Which is what Raymond Chandler wrote years ago, and I like to think it’s something my grandfather would’ve said, if he had spoken passable English and ever bothered to say anything to me that wasn’t “hey you shit-for-brains.” Oh, Gramps! What a gas you were. What a kidder. I never believed all the bad things they said about you, and boy there were plenty. You had a good heart and a secret soul that only I ever got to see.

But my grandfather long ago kicked the bucket and bought the farm, leaving me a prisoner of Kate Upton’s Game of War. I go to bed at night and wonder: could this have been the one, the one that changed everything? Each day we ask ourselves that, about so many things, and it puzzles me as to why. We want to change our life from one thing to another, but once your FICO score soars above 800 (mine is 808), isn’t it smooth sailing until they put you in a pine box and bury you in a potter’s field? You lock eyes with your beloved-to-be in the supermarket or atop a counterscarp in Kate Upton’s Game of War and think to yourself: “Could we live happily ever after?”

What comes after ever after, alas and alack, is more of the same: an endless desire to change that isn’t a desire to change at all.
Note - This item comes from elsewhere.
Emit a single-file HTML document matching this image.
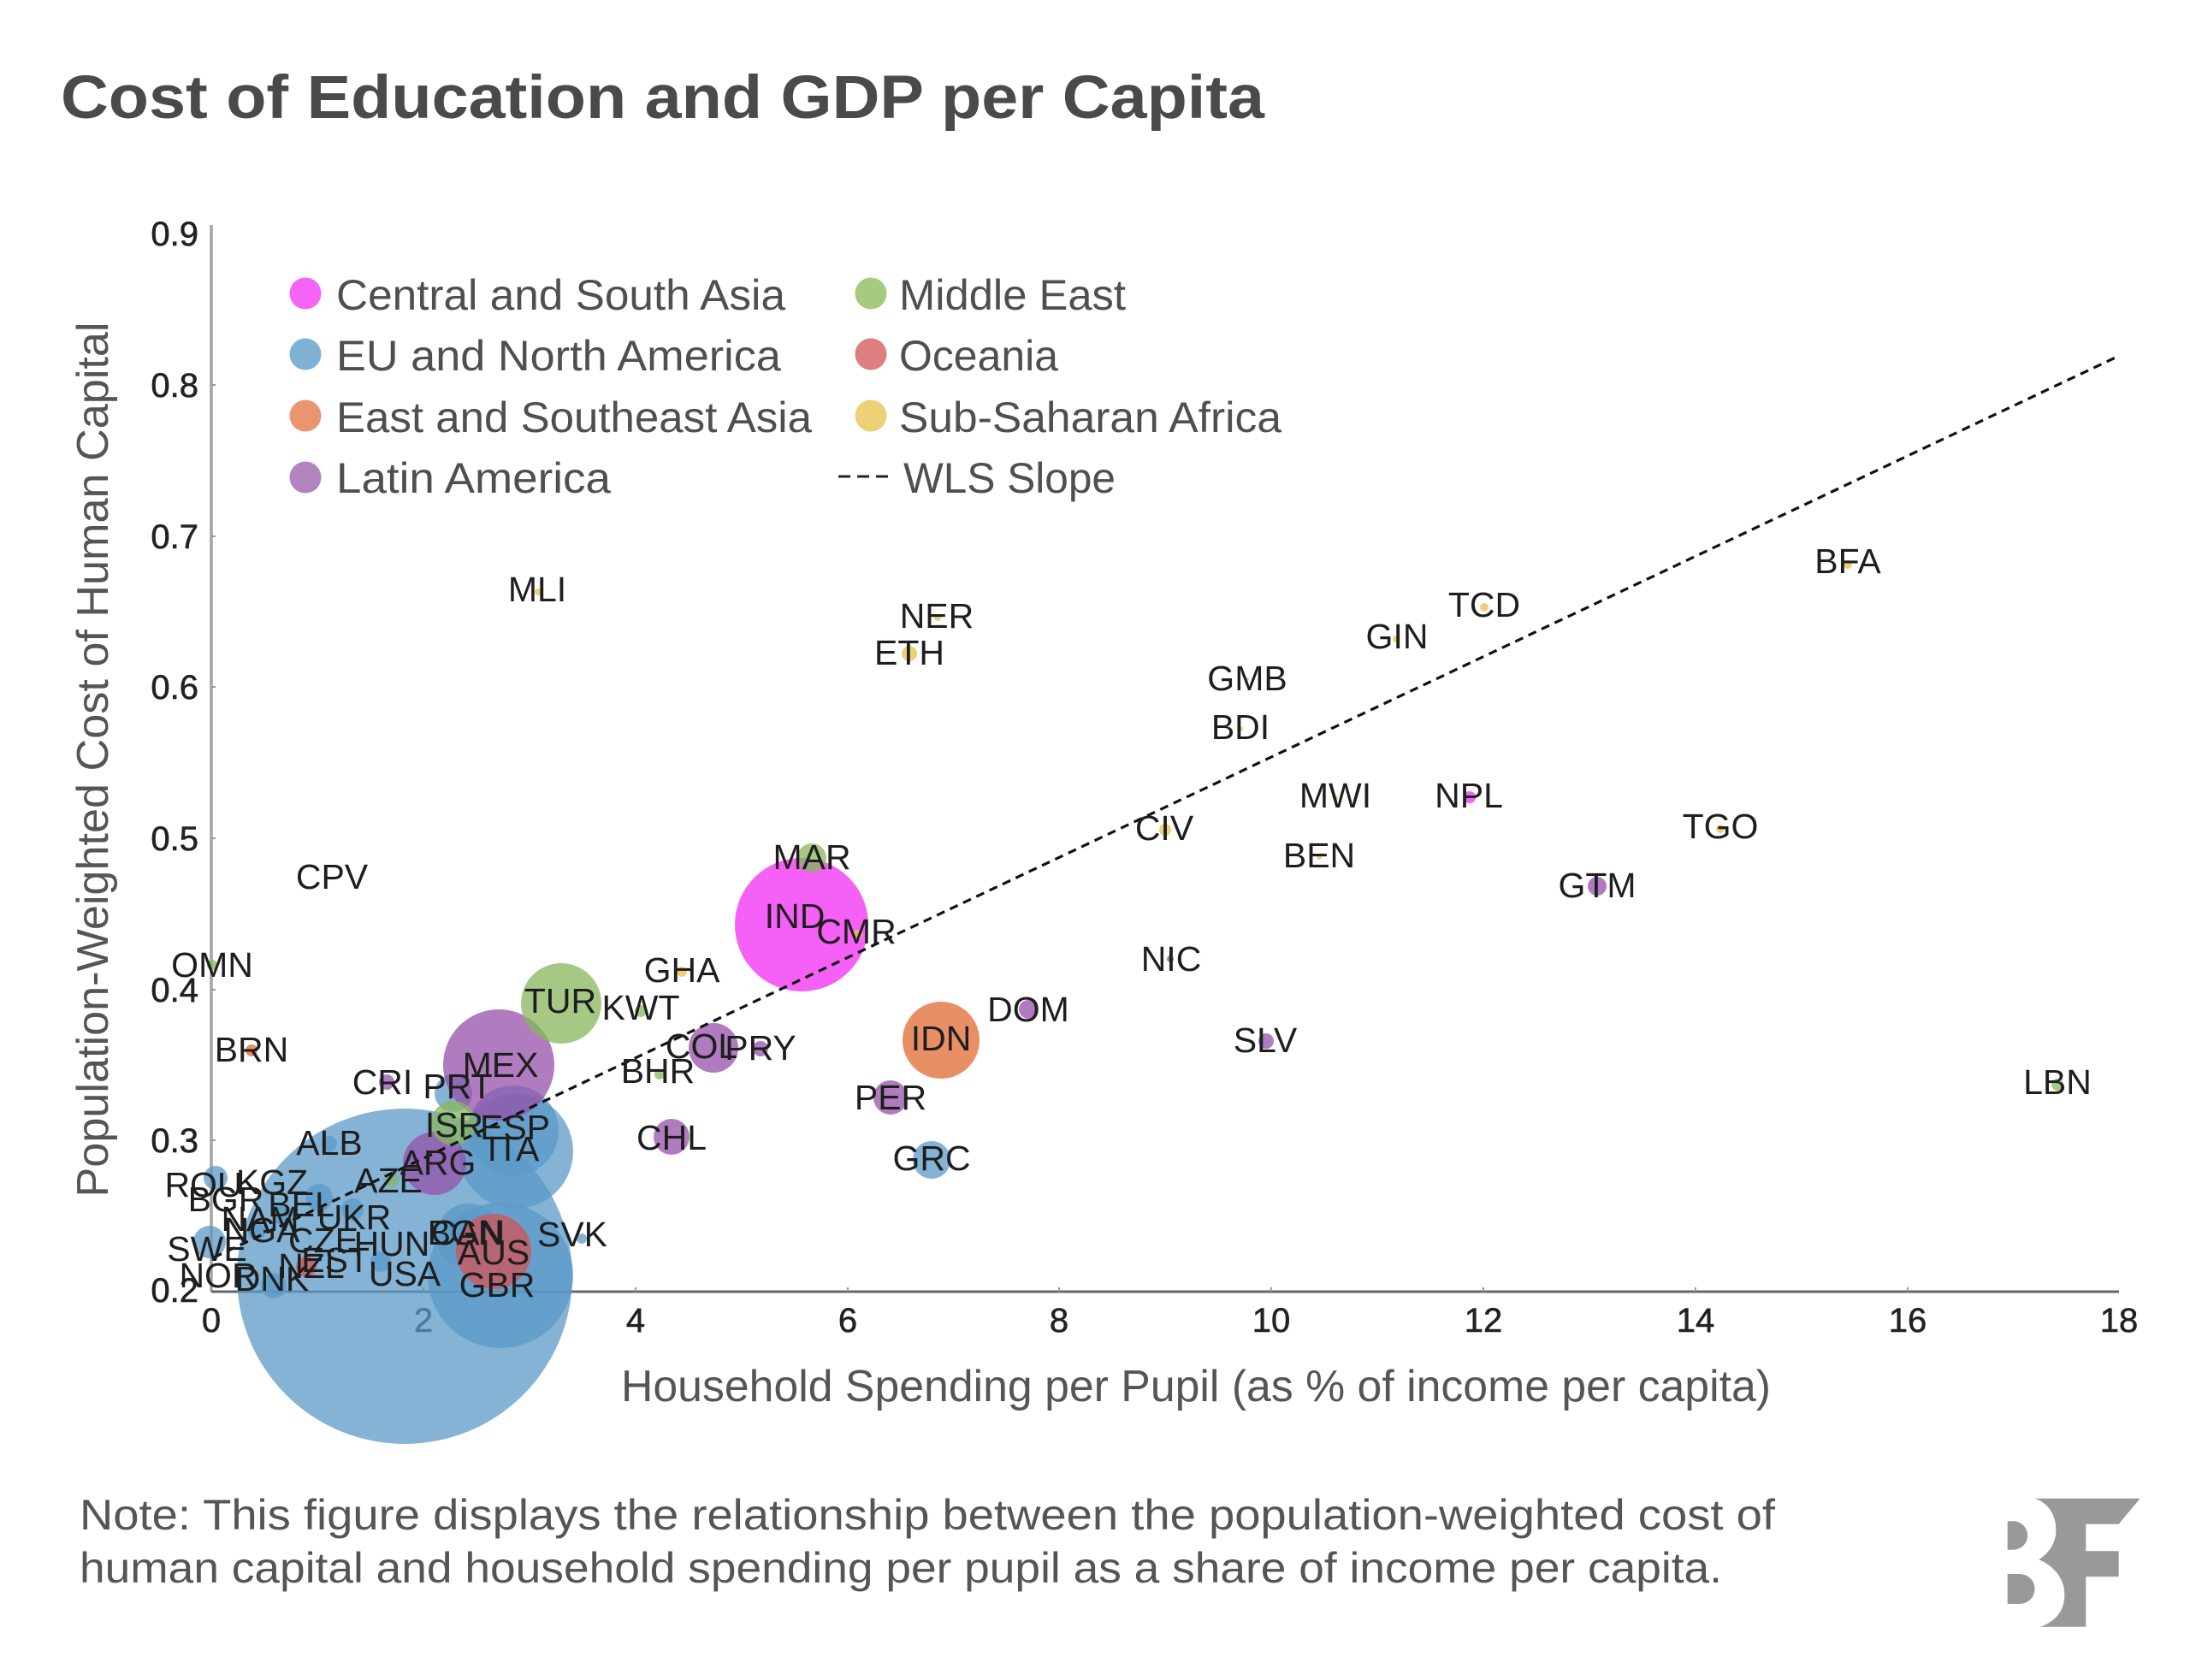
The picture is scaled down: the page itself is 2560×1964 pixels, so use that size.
<!DOCTYPE html>
<html>
<head>
<meta charset="utf-8">
<style>
  html, body { margin:0; padding:0; background:#ffffff; }
  svg { display:block; }
  .lbl { font-family:"Liberation Sans", Arial, sans-serif; font-size:41px; fill:#1e1e1e; text-anchor:middle; }
  .tick { font-family:"Liberation Sans", Arial, sans-serif; font-size:40px; fill:#222; stroke:#222; stroke-width:0.6; }
  .leg { font-family:"Liberation Sans", Arial, sans-serif; font-size:50px; fill:#4f4f4f; }
  .b { fill:#5b9ac8; fill-opacity:0.75; }
  .m { fill:#f22cf3; fill-opacity:0.75; }
  .o { fill:#e26a33; fill-opacity:0.75; }
  .p { fill:#9650aa; fill-opacity:0.75; }
  .g { fill:#87b75c; fill-opacity:0.75; }
  .r { fill:#d35356; fill-opacity:0.75; }
  .y { fill:#e8c24a; fill-opacity:0.75; }
</style>
</head>
<body>
<svg width="2560" height="1964" viewBox="0 0 2560 1964" xmlns="http://www.w3.org/2000/svg">
  <rect x="0" y="0" width="2560" height="1964" fill="#ffffff"/>

  <!-- Title -->
  <text x="71" y="138" font-family="Liberation Sans, Arial, sans-serif" font-weight="bold" font-size="71" fill="#4a4a4a" textLength="1407" lengthAdjust="spacingAndGlyphs">Cost of Education and GDP per Capita</text>

  <!-- Axes -->
  <line x1="247" y1="263" x2="247" y2="1510" stroke="#a4a4a4" stroke-width="3.5"/>
  <line x1="247" y1="1510" x2="2477" y2="1510" stroke="#666" stroke-width="3"/>
  <g stroke="#999" stroke-width="2">
    <line x1="495" y1="1510" x2="495" y2="1505"/>
    <line x1="743" y1="1510" x2="743" y2="1505"/>
    <line x1="991" y1="1510" x2="991" y2="1505"/>
    <line x1="1238" y1="1510" x2="1238" y2="1505"/>
    <line x1="1486" y1="1510" x2="1486" y2="1505"/>
    <line x1="1734" y1="1510" x2="1734" y2="1505"/>
    <line x1="1982" y1="1510" x2="1982" y2="1505"/>
    <line x1="2230" y1="1510" x2="2230" y2="1505"/>
    <line x1="247" y1="1333" x2="252" y2="1333"/>
    <line x1="247" y1="1157" x2="252" y2="1157"/>
    <line x1="247" y1="980" x2="252" y2="980"/>
    <line x1="247" y1="803" x2="252" y2="803"/>
    <line x1="247" y1="627" x2="252" y2="627"/>
    <line x1="247" y1="450" x2="252" y2="450"/>
  </g>

  <!-- Y tick labels -->
  <g class="tick" text-anchor="end">
    <text x="232" y="1522">0.2</text>
    <text x="232" y="1347">0.3</text>
    <text x="232" y="1171">0.4</text>
    <text x="232" y="994">0.5</text>
    <text x="232" y="817">0.6</text>
    <text x="232" y="641">0.7</text>
    <text x="232" y="464">0.8</text>
    <text x="232" y="287">0.9</text>
  </g>
  <!-- X tick labels -->
  <g class="tick" text-anchor="middle">
    <text x="247" y="1557">0</text>
    <text x="495" y="1557">2</text>
    <text x="743" y="1557">4</text>
    <text x="991" y="1557">6</text>
    <text x="1238" y="1557">8</text>
    <text x="1486" y="1557">10</text>
    <text x="1734" y="1557">12</text>
    <text x="1982" y="1557">14</text>
    <text x="2230" y="1557">16</text>
    <text x="2477" y="1557">18</text>
  </g>

  <!-- Axis titles -->
  <text x="726" y="1638" font-family="Liberation Sans, Arial, sans-serif" font-size="52" fill="#555" textLength="1344" lengthAdjust="spacingAndGlyphs">Household Spending per Pupil (as % of income per capita)</text>
  <text transform="translate(126,888) rotate(-90)" x="0" y="0" text-anchor="middle" font-family="Liberation Sans, Arial, sans-serif" font-size="52" fill="#555" textLength="1023" lengthAdjust="spacingAndGlyphs">Population-Weighted Cost of Human Capital</text>

  <!-- Bubbles: blue -->
  <circle class="b" cx="473" cy="1492" r="196"/>
  <circle class="b" cx="585" cy="1491" r="85"/>
  <circle class="b" cx="603" cy="1346" r="67"/>
  <circle class="b" cx="600" cy="1322" r="53"/>
  <circle class="b" cx="548" cy="1445" r="38"/>
  <circle class="b" cx="530" cy="1278" r="22"/>
  <circle class="b" cx="252" cy="1377" r="14"/>
  <circle class="b" cx="373" cy="1400" r="16"/>
  <circle class="b" cx="412" cy="1414" r="13"/>
  <circle class="b" cx="330" cy="1420" r="12"/>
  <circle class="b" cx="300" cy="1440" r="10"/>
  <circle class="b" cx="245" cy="1452" r="19"/>
  <circle class="b" cx="320" cy="1503" r="15"/>
  <circle class="b" cx="445" cy="1475" r="12"/>
  <circle class="b" cx="385" cy="1337" r="9"/>
  <circle class="b" cx="680" cy="1448" r="6"/>
  <circle class="b" cx="1089" cy="1356" r="22"/>
  <!-- magenta -->
  <circle class="m" cx="937" cy="1081" r="78"/>
  <circle class="m" cx="1718" cy="932" r="7"/>
  <!-- orange -->
  <circle class="o" cx="1100" cy="1216" r="45"/>
  <circle class="o" cx="294" cy="1228" r="7"/>
  <!-- purple -->
  <circle class="p" cx="583" cy="1245" r="65"/>
  <circle class="p" cx="508" cy="1360" r="37"/>
  <circle class="p" cx="834" cy="1225" r="29"/>
  <circle class="p" cx="785" cy="1329" r="21"/>
  <circle class="p" cx="1041" cy="1283" r="20"/>
  <circle class="p" cx="1202" cy="1180" r="11"/>
  <circle class="p" cx="889" cy="1226" r="9"/>
  <circle class="p" cx="1867" cy="1036" r="11"/>
  <circle class="p" cx="1480" cy="1217" r="9"/>
  <circle class="p" cx="1368" cy="1121" r="4"/>
  <circle class="p" cx="452" cy="1265" r="9"/>
  <!-- green -->
  <circle class="g" cx="656" cy="1173" r="47"/>
  <circle class="g" cx="530" cy="1313" r="26"/>
  <circle class="g" cx="749" cy="1182" r="7"/>
  <circle class="g" cx="771" cy="1256" r="6"/>
  <circle class="g" cx="949" cy="1003" r="17"/>
  <circle class="g" cx="248" cy="1128" r="6"/>
  <circle class="g" cx="458" cy="1380" r="8"/>
  <circle class="g" cx="2405" cy="1268" r="7"/>
  <!-- red -->
  <circle class="r" cx="577" cy="1463" r="44"/>
  <circle class="r" cx="358" cy="1481" r="12"/>
  <!-- yellow -->
  <circle class="y" cx="629" cy="692" r="4"/>
  <circle class="y" cx="1096" cy="722" r="4"/>
  <circle class="y" cx="1063" cy="764" r="9"/>
  <circle class="y" cx="797" cy="1136" r="6"/>
  <circle class="y" cx="1002" cy="1093" r="6"/>
  <circle class="y" cx="1362" cy="970" r="7"/>
  <circle class="y" cx="1735" cy="710" r="5"/>
  <circle class="y" cx="1632" cy="747" r="4"/>
  <circle class="y" cx="2160" cy="660" r="5"/>
  <circle class="y" cx="2011" cy="969" r="5"/>
  <circle class="y" cx="1542" cy="1002" r="3"/>
  <circle class="y" cx="1561" cy="933" r="3"/>
  <circle class="y" cx="1450" cy="852" r="3"/>
  <circle class="y" cx="1458" cy="794" r="2"/>
  <circle class="y" cx="388" cy="1027" r="2"/>

  <!-- WLS slope line -->
  <line x1="250" y1="1470" x2="2477" y2="416" stroke="#111" stroke-width="3.2" stroke-dasharray="10 7"/>

  <!-- Country labels -->
  <g class="lbl">
    <text x="628" y="703">MLI</text>
    <text x="1095" y="734">NER</text>
    <text x="1063" y="777">ETH</text>
    <text x="2160" y="670">BFA</text>
    <text x="1735" y="721">TCD</text>
    <text x="1633" y="758">GIN</text>
    <text x="1458" y="807">GMB</text>
    <text x="1450" y="864">BDI</text>
    <text x="1561" y="944">MWI</text>
    <text x="1717" y="944">NPL</text>
    <text x="1361" y="982">CIV</text>
    <text x="1542" y="1014">BEN</text>
    <text x="2011" y="980">TGO</text>
    <text x="1867" y="1049">GTM</text>
    <text x="388" y="1039">CPV</text>
    <text x="949" y="1016">MAR</text>
    <text x="929" y="1085">IND</text>
    <text x="1001" y="1103">CMR</text>
    <text x="1369" y="1135">NIC</text>
    <text x="248" y="1142">OMN</text>
    <text x="797" y="1148">GHA</text>
    <text x="655" y="1184">TUR</text>
    <text x="749" y="1192">KWT</text>
    <text x="1202" y="1194">DOM</text>
    <text x="1100" y="1228">IDN</text>
    <text x="1479" y="1230">SLV</text>
    <text x="820" y="1237">COL</text>
    <text x="889" y="1239">PRY</text>
    <text x="294" y="1241">BRN</text>
    <text x="585" y="1259">MEX</text>
    <text x="769" y="1266">BHR</text>
    <text x="447" y="1279">CRI</text>
    <text x="535" y="1284">PRT</text>
    <text x="2405" y="1279">LBN</text>
    <text x="1041" y="1297">PER</text>
    <text x="531" y="1329">ISR</text>
    <text x="602" y="1332">ESP</text>
    <text x="600" y="1357">ITA</text>
    <text x="785" y="1344">CHL</text>
    <text x="385" y="1350">ALB</text>
    <text x="1089" y="1368">GRC</text>
    <text x="512" y="1373">ARG</text>
    <text x="454" y="1394">AZE</text>
    <text x="238" y="1399">ROU</text>
    <text x="318" y="1396">KGZ</text>
    <text x="264" y="1416">BGR</text>
    <text x="352" y="1422">BEL</text>
    <text x="304" y="1439">NAM</text>
    <text x="414" y="1437">UKR</text>
    <text x="306" y="1452">NGA</text>
    <text x="378" y="1464">CZE</text>
    <text x="458" y="1468">HUN</text>
    <text x="242" y="1474">SWE</text>
    <text x="364" y="1494">NZL</text>
    <text x="392" y="1487">EST</text>
    <text x="255" y="1505">NOR</text>
    <text x="318" y="1509">DNK</text>
    <text x="473" y="1503">USA</text>
    <text x="544" y="1455">BGN</text>
    <text x="547" y="1455">CAN</text>
    <text x="577" y="1478">AUS</text>
    <text x="581" y="1516">GBR</text>
    <text x="669" y="1457">SVK</text>
  </g>

  <!-- Legend -->
  <circle cx="357" cy="343" r="18.5" fill="#f564f6"/>
  <circle cx="357" cy="414" r="18.5" fill="#80b2d6"/>
  <circle cx="357" cy="486" r="18.5" fill="#ea9570"/>
  <circle cx="357" cy="558" r="18.5" fill="#b384bf"/>
  <circle cx="1018" cy="343" r="18.5" fill="#a6cb80"/>
  <circle cx="1018" cy="414" r="18.5" fill="#de7e80"/>
  <circle cx="1018" cy="486" r="18.5" fill="#eed177"/>
  <g class="leg">
    <text x="393" y="362" textLength="525" lengthAdjust="spacingAndGlyphs">Central and South Asia</text>
    <text x="393" y="433" textLength="520" lengthAdjust="spacingAndGlyphs">EU and North America</text>
    <text x="393" y="505" textLength="556" lengthAdjust="spacingAndGlyphs">East and Southeast Asia</text>
    <text x="393" y="576" textLength="321" lengthAdjust="spacingAndGlyphs">Latin America</text>
    <text x="1051" y="362" textLength="265" lengthAdjust="spacingAndGlyphs">Middle East</text>
    <text x="1051" y="433" textLength="186" lengthAdjust="spacingAndGlyphs">Oceania</text>
    <text x="1051" y="505" textLength="447" lengthAdjust="spacingAndGlyphs">Sub-Saharan Africa</text>
    <text x="1056" y="576" textLength="248" lengthAdjust="spacingAndGlyphs">WLS Slope</text>
  </g>
  <line x1="980" y1="557" x2="1040" y2="557" stroke="#222" stroke-width="3" stroke-dasharray="14 8"/>

  <!-- Note -->
  <text x="93" y="1788" font-family="Liberation Sans, Arial, sans-serif" font-size="50" fill="#555" textLength="1982" lengthAdjust="spacingAndGlyphs">Note: This figure displays the relationship between the population-weighted cost of</text>
  <text x="93" y="1850" font-family="Liberation Sans, Arial, sans-serif" font-size="50" fill="#555" textLength="1920" lengthAdjust="spacingAndGlyphs">human capital and household spending per pupil as a share of income per capita.</text>

  <!-- BF logo -->
  <path d="M2378.3,1751.7 L2501.7,1751.7 L2476.7,1781.7 L2438.3,1781.7 L2438.3,1813.3 L2476.7,1813.3 L2476.7,1843.3 L2438.3,1843.3 L2438.3,1901.7 L2385,1901.7 C2405,1895 2414,1880 2413.3,1863 C2413,1845 2400,1830 2383.3,1823.3 C2396,1815 2404,1802 2403.3,1788 C2403,1768 2392,1756 2378.3,1751.7 Z" fill="#999"/>
  <path d="M2346.7,1778.3 L2353.5,1778.3 A16.7,16.7 0 0 1 2353.5,1811.7 L2346.7,1811.7 Z" fill="#999"/>
  <path d="M2346.7,1840 L2361,1840 A17.5,17.5 0 0 1 2361,1875 L2346.7,1875 Z" fill="#999"/>
</svg>
</body>
</html>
Desire, in fact, isn’t the desire to be desired, pace Lacan; it’s merely a wish to just rest, to strip yourself of all cares and concerns, and to live in an imaginary now that is instantly, instant by instant, the future. You can’t, though, can you? You always want something else, something which isn’t anything at all and never can be. You want Kate Upton’s War and Peace, but you’ll only ever have Kate Upton’s War.